Podemos associar a esta vivência do individualismo doentio, outro nome, como o egocentrismo, pois estando somente inscritos no círculo de nosso individualismo, não nos damos conta da possibilidade de existência de outros seres e de seus sentidos para a vida. Não há qualquer movimento empático real para, respeitando a existência e sentido alheio, colocarmo-nos no espaço do outro. Portamos-nos, portanto, como os misteriosos buracos negros, que, em analogia, sugam e deformam o sentido de qualquer coisa ao seu alcance, para o centro de sua existência.


E assim assistimos à constituição e formação de gerações de buracos negros-homens que desconhecem limites e “devoram” os diversos sentidos em seu alcance. Gerações de indivíduos que seguem sua marcha imperialista, dogmatizando a existência, resistindo à própria mudança ou resistindo à mudança do outro; impondo sua “gravidade” para tudo e todos ao seu redor.


São seres que se associam, enquanto sociedade, à criação e consumo do sistema de entretenimento hedonista de prazeres imediatos. Não há nada melhor para dar sentido à existência dos buracos negros-homens, pois o tempo todo, estes se ocupam com a satisfação de prazeres efêmeros e, sempre, necessariamente, mais intensos. O meta-sentido é: consuma, ou, na qualidade de buracos negros-homens, “devorem”! E assim, segue a marcha da produção de produtos-pessoas – negociáveis e descartáveis e legitima-se o seu maior sentido: a coisificação do homem.

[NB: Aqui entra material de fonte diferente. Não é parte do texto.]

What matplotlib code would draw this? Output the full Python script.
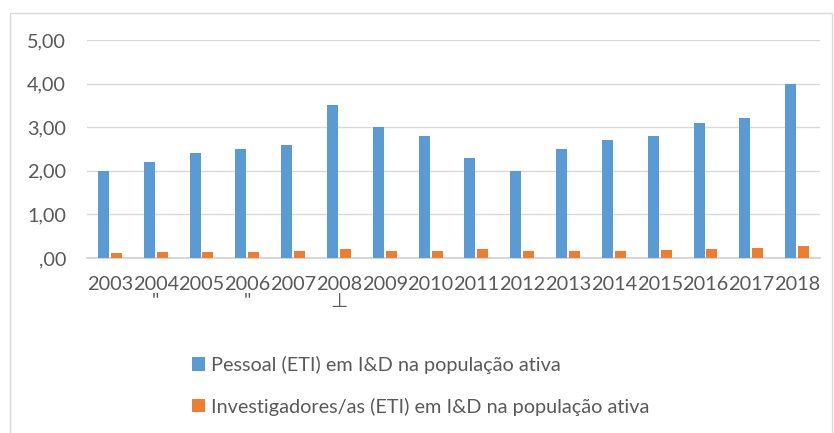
import matplotlib.pyplot as plt
import numpy as np
from matplotlib.patches import Rectangle

# Data
years = ["2003", "2004\n\"", "2005", "2006\n\"", "2007", "2008\n\u22a5", "2009", "2010",
         "2011", "2012", "2013", "2014", "2015", "2016", "2017", "2018"]
pessoal = [2.0, 2.2, 2.4, 2.5, 2.6, 3.5, 3.0, 2.8, 2.3, 2.0, 2.5, 2.7, 2.8, 3.1, 3.2, 4.0]
investigadores = [0.12, 0.13, 0.13, 0.14, 0.15, 0.21, 0.15, 0.15, 0.20, 0.16, 0.16, 0.16,
                  0.18, 0.21, 0.24, 0.28]
yticks = [0, 1, 2, 3, 4, 5]
ytick_labels = [",00", "1,00", "2,00", "3,00", "4,00", "5,00"]
labels = ["Pessoal (ETI) em I&D na população ativa",
          "Investigadores/as (ETI) em I&D na população ativa"]

blue = "#5B9BD5"
orange = "#ED7D31"
text_col = "#595959"

plt.rcParams["font.family"] = ["Lato", "DejaVu Sans"]

fig = plt.figure(figsize=(8.34, 4.33), dpi=100)
W, H = 834, 433
ax = fig.add_axes([87 / W, 1 - 258 / H, (820 - 87) / W, (258 - 40) / H])

x = np.arange(len(years))
w = 0.24
b1 = ax.bar(x - 0.14, pessoal, w, color=blue, zorder=3)
b2 = ax.bar(x + 0.14, investigadores, w, color=orange, zorder=3)

ax.set_xlim(-0.5, len(years) - 0.5)
ax.set_ylim(0, 5)
ax.set_yticks(yticks)
ax.set_yticklabels(ytick_labels)
ax.set_xticks(x)
ax.set_xticklabels(years, linespacing=1.0)
ax.tick_params(axis="both", length=0, labelsize=14.3, colors=text_col)
ax.tick_params(axis="x", pad=13)
ax.tick_params(axis="y", pad=15)

ax.grid(axis="y", color="#D9D9D9", linewidth=1, zorder=0)
for s in ["top", "right", "left"]:
    ax.spines[s].set_visible(False)
ax.spines["bottom"].set_color("#D0D0D0")
ax.spines["bottom"].set_linewidth(1.2)

fig.legend([b1, b2], labels, loc="upper left", bbox_to_anchor=(174 / W, 1 - 338 / H),
           frameon=False, fontsize=14.3, labelcolor=text_col, handlelength=0.65,
           handleheight=0.65, handletextpad=0.3, labelspacing=1.2)

fig.patches.append(Rectangle((10 / W, -0.01), (832 - 10) / W, 1.01 - 13 / H,
                             transform=fig.transFigure, fill=False,
                             edgecolor="#D9D9D9", linewidth=1))

fig.savefig("out.png", dpi=100)
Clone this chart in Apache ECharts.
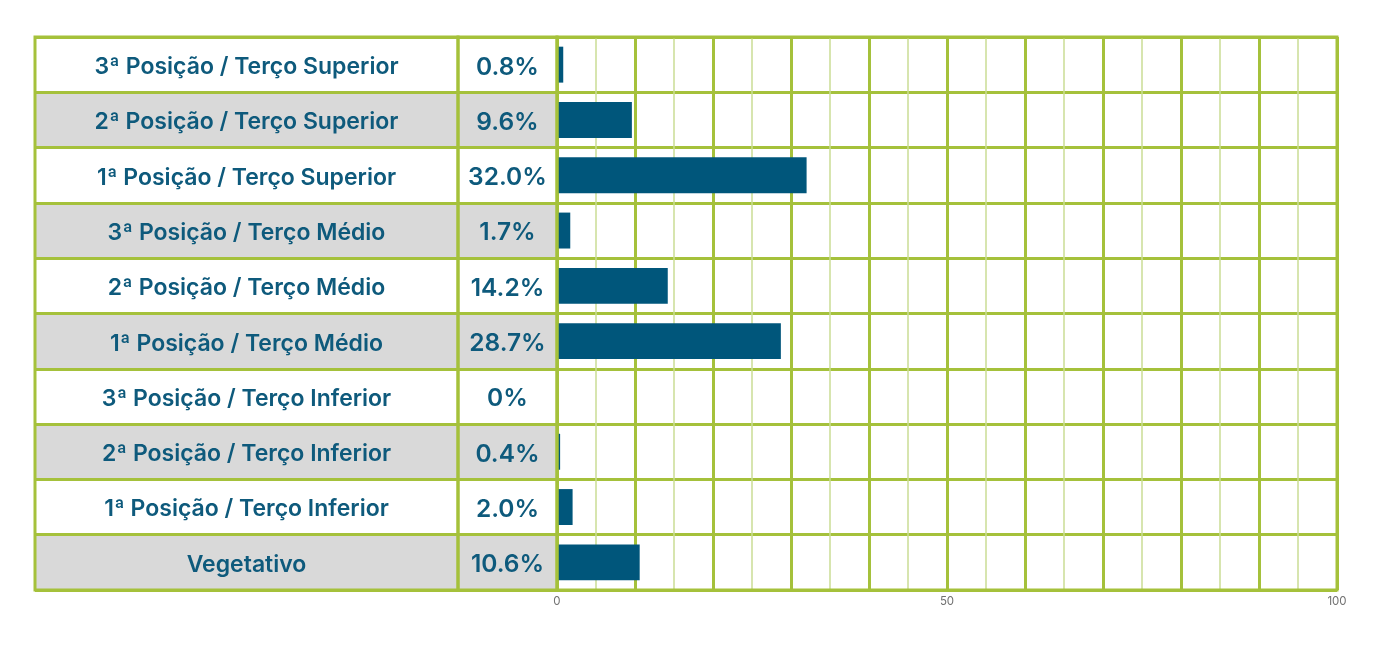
<!DOCTYPE html>
<html>
<head>
<meta charset="utf-8">
<script src="https://cdn.jsdelivr.net/npm/echarts@6/dist/echarts.min.js"></script>
<style>
  html, body { margin: 0; padding: 0; background: #ffffff; }
  #chart { width: 1377px; height: 650px; }
</style>
</head>
<body>
<div id="chart"></div>
<script>
const categories = [
  '3ª Posição / Terço Superior',
  '2ª Posição / Terço Superior',
  '1ª Posição / Terço Superior',
  '3ª Posição / Terço Médio',
  '2ª Posição / Terço Médio',
  '1ª Posição / Terço Médio',
  '3ª Posição / Terço Inferior',
  '2ª Posição / Terço Inferior',
  '1ª Posição / Terço Inferior',
  'Vegetativo'
];
const values = [0.8, 9.6, 32.0, 1.7, 14.2, 28.7, 0, 0.4, 2.0, 10.6];
const xTickLabels = [0, 50, 100];

const GREEN = '#a5c13b';
const GREEN_LIGHT = '#cadd94';
const TEXT = '#0e5a7c';
const BAR = '#00567b';
const GRAY = '#d9d9d9';
const FONT = 'Inter';

const valueLabels = values.map(v => v === 0 ? '0%' : v.toFixed(1) + '%');

const gridTop = 37, gridBottom = 60;
const col0 = { left: 35, width: 423 };
const col1 = { left: 458, width: 99 };
const col2 = { left: 557, width: 780 };

function tableYAxis(gridIndex, data, halfWidth, size) {
  return {
    type: 'category', gridIndex, data, inverse: true,
    axisLine: { show: false }, axisTick: { show: false },
    axisLabel: { margin: -halfWidth, align: 'center', verticalAlign: 'top', lineHeight: 5,
      fontSize: size, fontWeight: 600, color: TEXT, fontFamily: FONT },
    splitLine: { show: true, lineStyle: { color: GREEN, width: 3 } },
    splitArea: { show: true, areaStyle: { color: ['#ffffff', GRAY] } }
  };
}

const chart = echarts.init(document.getElementById('chart'), null, { renderer: 'canvas' });
chart.setOption({
  animation: false,
  backgroundColor: '#ffffff',
  grid: [
    { left: col0.left, width: col0.width, top: gridTop, bottom: gridBottom, show: true, borderColor: GREEN, borderWidth: 3, z: 5 },
    { left: col1.left, width: col1.width, top: gridTop, bottom: gridBottom, show: true, borderColor: GREEN, borderWidth: 3, z: 5 },
    { left: col2.left, width: col2.width, top: gridTop, bottom: gridBottom, show: true, borderColor: GREEN, borderWidth: 3, z: 5 }
  ],
  xAxis: [
    { type: 'value', gridIndex: 0, min: 0, max: 1, show: false },
    { type: 'value', gridIndex: 1, min: 0, max: 1, show: false },
    { type: 'value', gridIndex: 2, min: 0, max: 100, interval: 5, position: 'top',
      axisLine: { show: false }, axisTick: { show: false }, axisLabel: { show: false },
      splitLine: { show: true, lineStyle: { color: GREEN_LIGHT, width: 1.5 } } },
    { type: 'value', gridIndex: 2, min: 0, max: 100, interval: 10, position: 'bottom',
      axisLine: { show: false }, axisTick: { show: false },
      axisLabel: { margin: 6, fontSize: 11.5, color: '#707070', fontFamily: FONT,
        formatter: v => xTickLabels.includes(v) ? String(v) : '' },
      splitLine: { show: true, lineStyle: { color: GREEN, width: 3 } } }
  ],
  yAxis: [
    tableYAxis(0, categories, col0.width / 2, 23),
    tableYAxis(1, valueLabels, col1.width / 2, 24.5),
    { type: 'category', gridIndex: 2, data: categories, inverse: true,
      axisLine: { show: false }, axisTick: { show: false }, axisLabel: { show: false },
      splitLine: { show: true, lineStyle: { color: GREEN, width: 3 } } }
  ],
  series: [
    { type: 'bar', xAxisIndex: 3, yAxisIndex: 2, data: values, barWidth: '65%',
      itemStyle: { color: BAR }, z: 3 }
  ]
});
</script>
</body>
</html>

Devemos, urgentemente, fazer o movimento inverso de individualismo doentio para a noção correta de individualidade, sem abandonarmos a noção de coletividade. O equilíbrio entre estas duas noções é fundamental para uma vida em sociedade diferenciada do que vivemos há séculos. Retomar a noção de coletividade é restabelecer os espaços para convivência e o exercício de relacionar-se com o outro. É apropriar-se do sentido de sua própria existência ao tomar conhecimento do também legítimo espaço e sentido de existência de outro. Não há como se conhecer por si só, precisamos do outro para o contato conosco, pois é este outro que dá sentido às nossas vidas e ações, legitimando-as, impondo-nos desafios, conflitos, limites, afetos, etc. Em nossos movimentos para nos isolarmos e vivenciarmos apenas nossos prazeres, não nos afastamos somente de outras pessoas, mas nos afastamos da idéia de sermos pessoas humanas, essencialmente relacionais.


Precisamos de um novo paradigma e a partir dele, criar novas possibilidades e métodos para alcançarmos nossas maiores habilidades: as capacidades de relacionar e cooperar! Sim, estes são nossos verdadeiros desafios nestes novos tempos de dificuldades Eco-humanas que se anunciam.
Vencerá a sociedade dos buracos negros-homens?